In the advertisement for the Ride Around Torch (Lake, Michigan) forwarded to me by a club member, I found a fine nugget of wisdom under the 100-mile route which does include some pretty decent climbing; “Racing clusters are not recommended”.
Well, me and my “racing cluster” believe a 100-mile hilly bike ride isn’t for the faint of heart (they do have a 26 or 40 mile option for the nattering nabobs of numbskullery). While I appreciate the recommendation, we would choose to “cluster” anyway. The members of our “
cluster” pace-line log more miles in a year together than most ride in a half-decade. In fact, I think I’ve only ridden solo, or not in a racing cluster, three times this year.
Actually, I see this as a nice little window into the coffee klatch brigade, or perhaps a touch more apropos, the kaffeeklatsch brigade. Those who would sit at the local McDonald’s drinking their senior coffee for hours on end thinking of ways other rabble-rousers should behave to better suit their (typically ignorant) sensibilities. “Racing clusters” would be the perfect target of gossiping ninnies. “Oh, we wouldn’t want any racing clusters, now! They look so dangerous.”

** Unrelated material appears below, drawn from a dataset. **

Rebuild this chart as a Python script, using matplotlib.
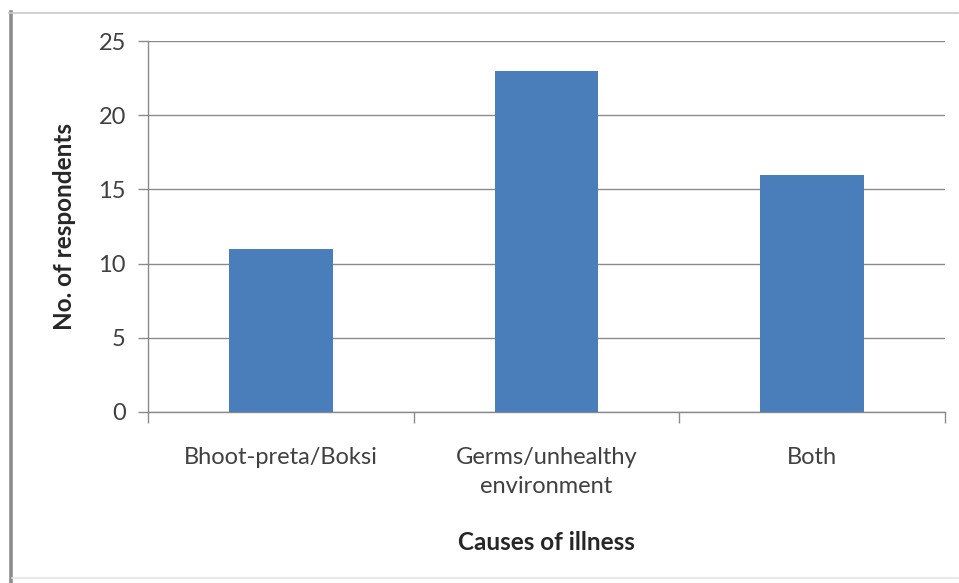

Getting into proper responses, of course, one would be, “we have no racing clusters here, ma’am! We’ve got prancing pace-lines. We’re good.”
Or, should they catch you in one of those “racing clusters”, “Fear not sir, not a one of us is a racer. We wouldn’t even know how to form a “racing cluster”.
Or better still, “Oh, I’m so sorry, sir! I thought a “racing cluster” was an energy bar or a candy bar or something… this is just a pace-line. We’re good here.”
To take that thought a step further, “Don’t worry, ma’am. The brochure said you recommend against “racing clusters”. This is a pace-line, not a racing cluster. We leave the racing clusters to the professionals. Thank you for your concern.”
The point is, if you know anything about “racing clusters” whatsoever, and the person who chose the language in the brochure clearly doesn’t (perhaps a ploy for plausible deniability should a “racing cluster” crash happen?), racing clusters are always recommended… unless you want to work twice as hard to go 75% as fast all while having 25% of the fun. If that’s what you want out of cycling, by all means, avoid those rascawy wacing cwustews! (That’s “rascally racing clusters” in Elmer Fudd).
Otherwise, Mr. (or Mrs.) Fun Sponge, leave the cycling to the avid enthusiasts. Thanks for playing.